This work addresses the challenge of efficiently storing and retrieving vehicles in high-density automated valet parking systems without requiring intermediate vehicle relocations. To this end, the authors propose a joint optimization framework that simultaneously designs parking slot layouts and determines feasible, non-displacement-based operation sequences. The key innovation lies in explicitly modeling the no-relocation constraint as a Boolean logical condition, which is integrated with a recursive search algorithm to generate valid parking and retrieval sequences. Experimental results demonstrate that the proposed method significantly improves spatial utilization while guaranteeing operational feasibility, offering an effective solution for automated parking in space-constrained, high-density environments.

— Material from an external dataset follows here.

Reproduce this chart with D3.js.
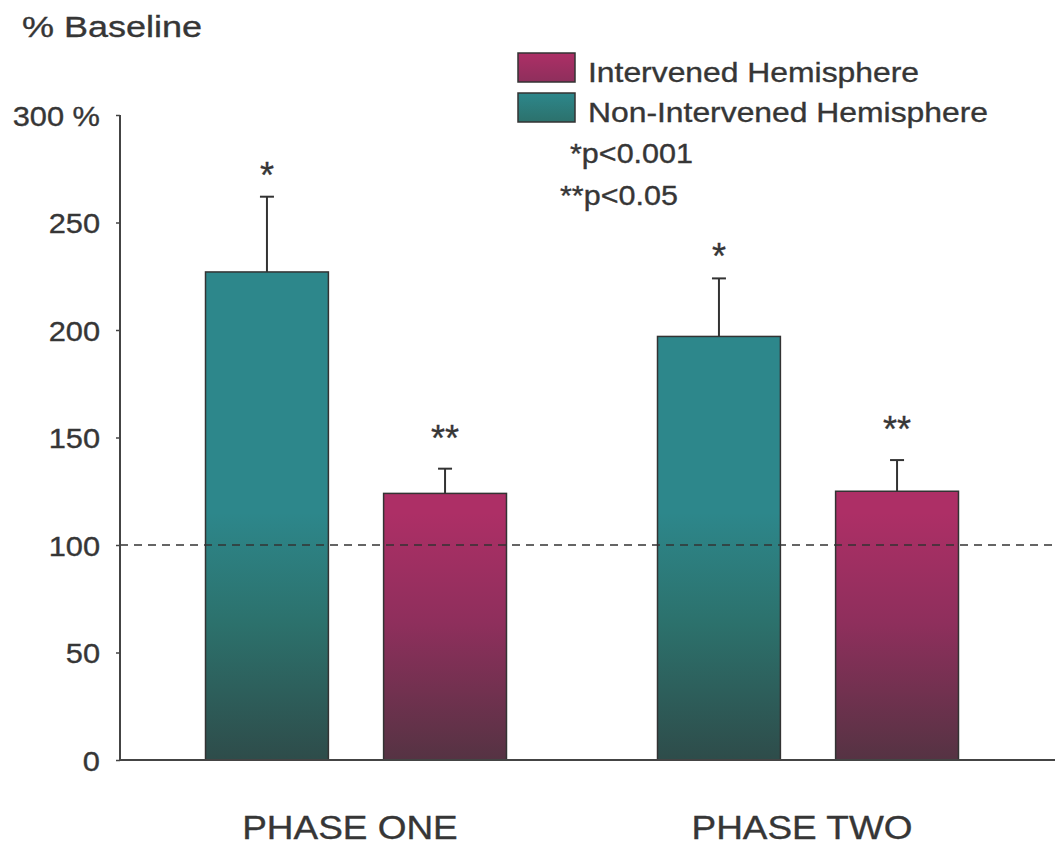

In this paper, we present DROP, high-Density Relocation-free sequential OPerations in automated valet parking. DROP addresses the challenges in high-density parking & vehicle retrieval without relocations. Each challenge is handled by jointly providing area-efficient layouts and relocation-free parking & exit sequences, considering accessibility with relocation-free sequential operations. To generate such sequences, relocation-free constraints are formulated as explicit logical conditions expressed in boolean variables. Recursive search strategies are employed to derive the logical conditions and enumerate relocation-free sequences under sequential constraints. We demonstrate the effectiveness of our framework through extensive simulations, showing its potential to significantly improve area utilization with relocation-free constraints. We also examine its viability on an application problem with prescribed operational order. The results from all experiments are available at: https://drop-park.github.io.